Lent is about maturing in our faith, our hope and our love. It is about seeing God more clearly and seeing ourselves more clearly and in doing so, becoming more fully alive and in love.
Lent is about stepping out of our normal patterns, to break through our complacency, our being content with who we are and how we are engaging with God and with our neighbour in the world.
It is to step out of the Shire (remember Frodo’s reluctance, for the Tolkien fans among us), and to go on an adventure. It is a kind of initiation rite – like initiation rites in societies around the world that are aimed at us moving from childhood to adulthood, of becoming more mature.
In the Christian world Lenten discipline has typically, from earliest times, involved a change to our disciplines of prayer, fasting and almsgiving, augmenting them temporarily, and some practices might end of becoming a more permanent part of our life discipline.
- It involves some sort of fasting from food – it may mean less food, or if the amount is not a problem for you, it may mean a different kind of food – giving up meat, sugar, alcohol. It should be tailored to whatever is our unhealthy excess. And if excess is not a problem, it is to come to understand this most basic desire. Can the want of immediate satisfaction physically, be transferred, as we hesitate, to a drawing closer to God?
- It should involve some sort of fasting from other activities that you are aware are making you less human, less loving, less engaged.
- I don’t know if you are nervous about our involvement with technology, I am greatly concerned. Your fasting might involve how and how much you use your phone and computer. What is wasting your time with useless information? What is making you more distracted in your thinking? What is making you less present to the people who are right in front of you, less loving?
- Your Lenten fast might (I think, should) include some fasting from entertainment that is not really lifting you heavenward and replacing that with some added study of God’s Word and contemplative prayer or worship. During Lent, on Wednesday nights, we are offering an online study of Hebrews concluding with Compline and three of those Wednesday nights we are instead worshipping here at church – on Ash Wednesday, at our monthly Evensong and Litany service (March 11), which very few people from our congregation are attending, and the Feast of the Annunciation to Mary (March 25).
- With regard to almsgiving – you may wish to consider what you can give of your time and/or money to a charitable project.

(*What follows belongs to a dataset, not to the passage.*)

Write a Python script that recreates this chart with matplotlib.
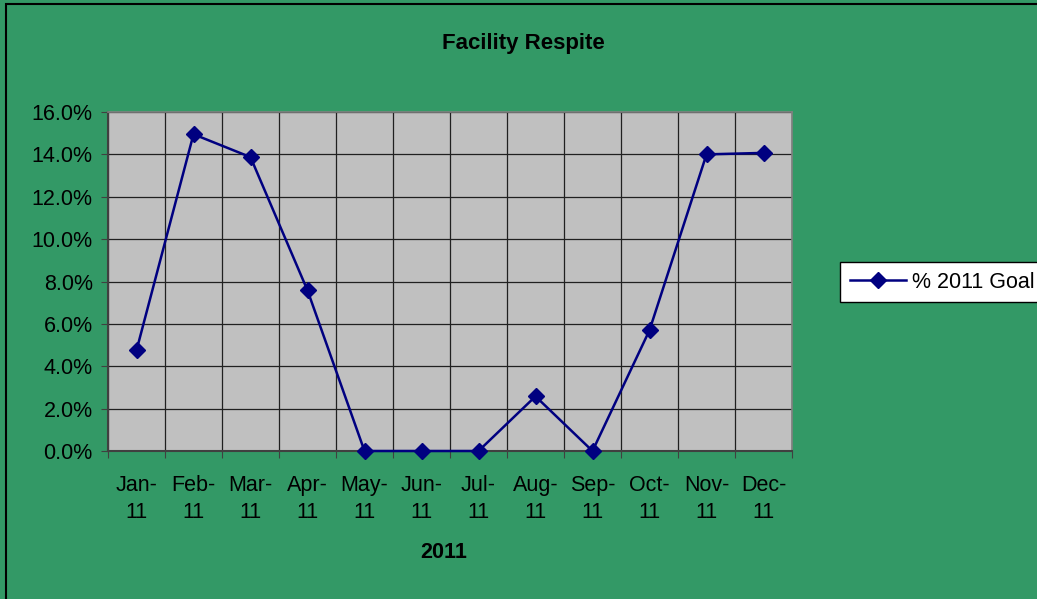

Of course to give something away is counter intuitive to our acquisitive fallen natures, but the practice is to cut to the heart of covetousness in our souls. “Covetousness, let it not even be named among you, as is proper among saints,” says St Paul [Eph 5:3].
Lent is to be seen as an adventure, an initiation rite, with the highest aims of knowing God and knowing ourselves better, of becoming closer to God and so more loving, as God is love and becoming closer to our neighbour. Greater love, as St Paul reminds us in our Epistle, is to be the motivation of any discipline we take on, otherwise it is worthless.
The giving up something is the dying, and the rising to new life is the promised reward.
You have three more days to decide what you will do, if you want to join this adventure, with others, this Lent. May God’s Holy Spirit guide you.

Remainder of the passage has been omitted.